In this paper, we proposed a modification method for a hidden semi-Markov model that eliminates the need for retraining when recognition performance degrades due to domain differences. The proposed method assumes that hidden state transitions remain unchanged despite domain shifts and focuses on modifying the output probability distribution. To evaluate the effectiveness of our approach, the authors conducted pattern recognition experiments using synthetic time-series data and care work recognition data. In the experiments with synthetic data, the proposed method achieved parameter and recognition performance comparable to those obtained through retraining. Given that our method achieves the same level of performance as retrained models while significantly reducing computational cost, its effectiveness was demonstrated. For care work recognition, we measured motion data from transfer assistance tasks performed at different bed heights and applied the proposed modification method. The results showed that the modified model had emission probability distributions largely equivalent to those of a retrained model and successfully performed task recognition. This confirmed the validity of our approach in actual data.
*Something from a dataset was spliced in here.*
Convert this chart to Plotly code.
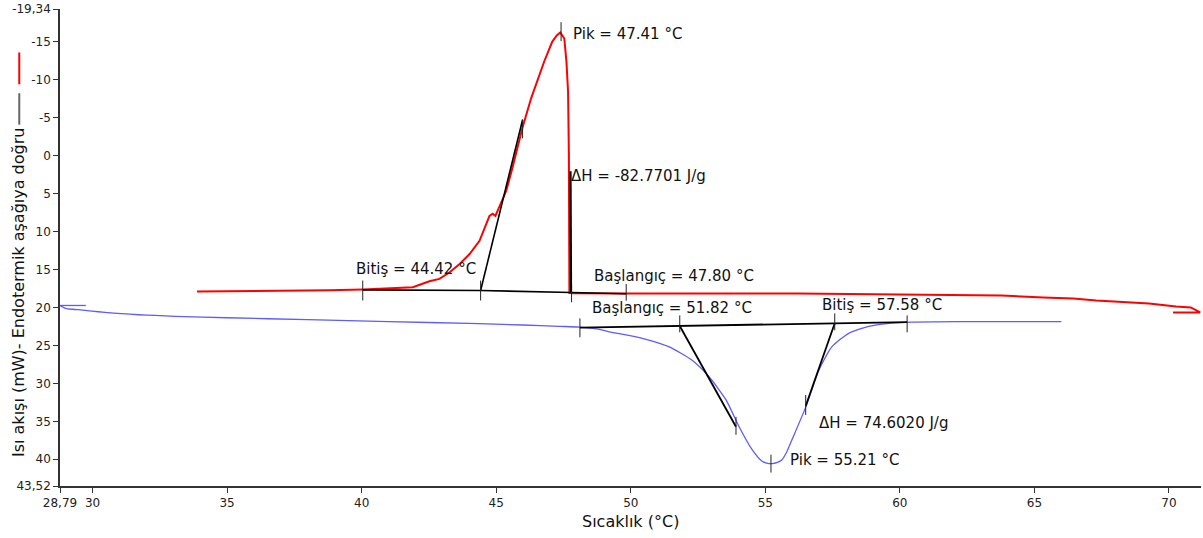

Future work will explore the applicability of the proposed method to other domains, its extension to multi-class classification problems, and its evaluation in actual care work recognition experiments. In addition, future work will include consideration of parameter modifications other than emission probability distribution. In the proposed method, only the emission probability distribution was modified assuming that the state transition does not change even if the domain changes. However, as a result of changes in the behavioral environment, there may be cases in which the order of actions does not change but the duration of each action changes. In such a case, it would be appropriate to modify not only the emission probability distribution but also the state duration probability, so other parameter modifications will be considered in the future. In addition, the use of generated data will also be considered. In this paper, we treated the observed data in the target domain as collectible. However, in applications to action recognition tasks, it is not realistic to actually measure actions every time the target domain changes. Therefore, we will consider utilizing data generated by a behavior generation model or other means for parameter modification.